For those who remember the fates of other key characters: Michael Gray, Tommy’s cousin and son of Aunt Polly, does not appear in the film, having been killed by a car bomb switched to his vehicle by Tommy’s colleague in the series finale. Arthur Shelby, Tommy’s brother, avenged Polly’s death by killing IRA commander Laura McKee, a plotline that brought closure to the loss of Helen McCrory, whose presence, showrunner Steven Knight has said, "rules" over the film. The family’s fractured state at the end of season six—Lizzie gone with their son Charles, Finn Shelby exiled by Duke—sets the stage for the film’s themes of legacy, redemption, and reckoning.

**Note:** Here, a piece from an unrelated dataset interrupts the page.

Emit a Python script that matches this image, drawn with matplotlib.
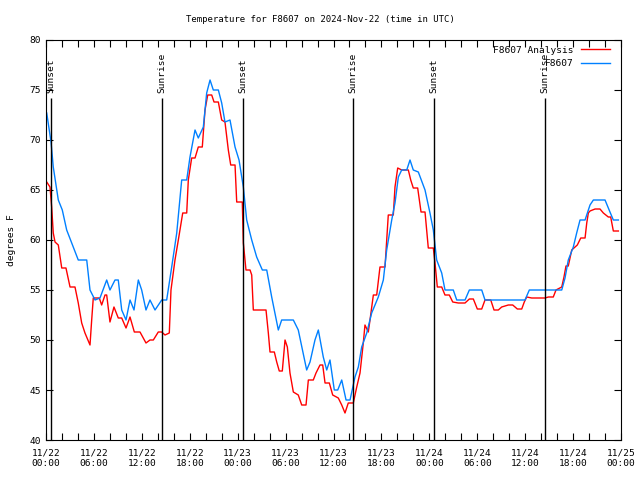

Ultimately, Peaky Blinders: The Immortal Man is not the sharpest or most complex installment in the Shelby saga, but it is a stylish, emotional, and fitting farewell. The film delivers the violence, drama, and family intrigue fans crave, anchored by a performance from Murphy that makes Tommy Shelby’s final chapter feel both inevitable and earned. As an epilogue to six seasons and 36 episodes, it may not recapture all the show’s thorny moral ambiguity, but it gives the Peaky Blinders the sendoff they deserve—one last ride through the shadows of Birmingham, by order of the Peaky Blinders.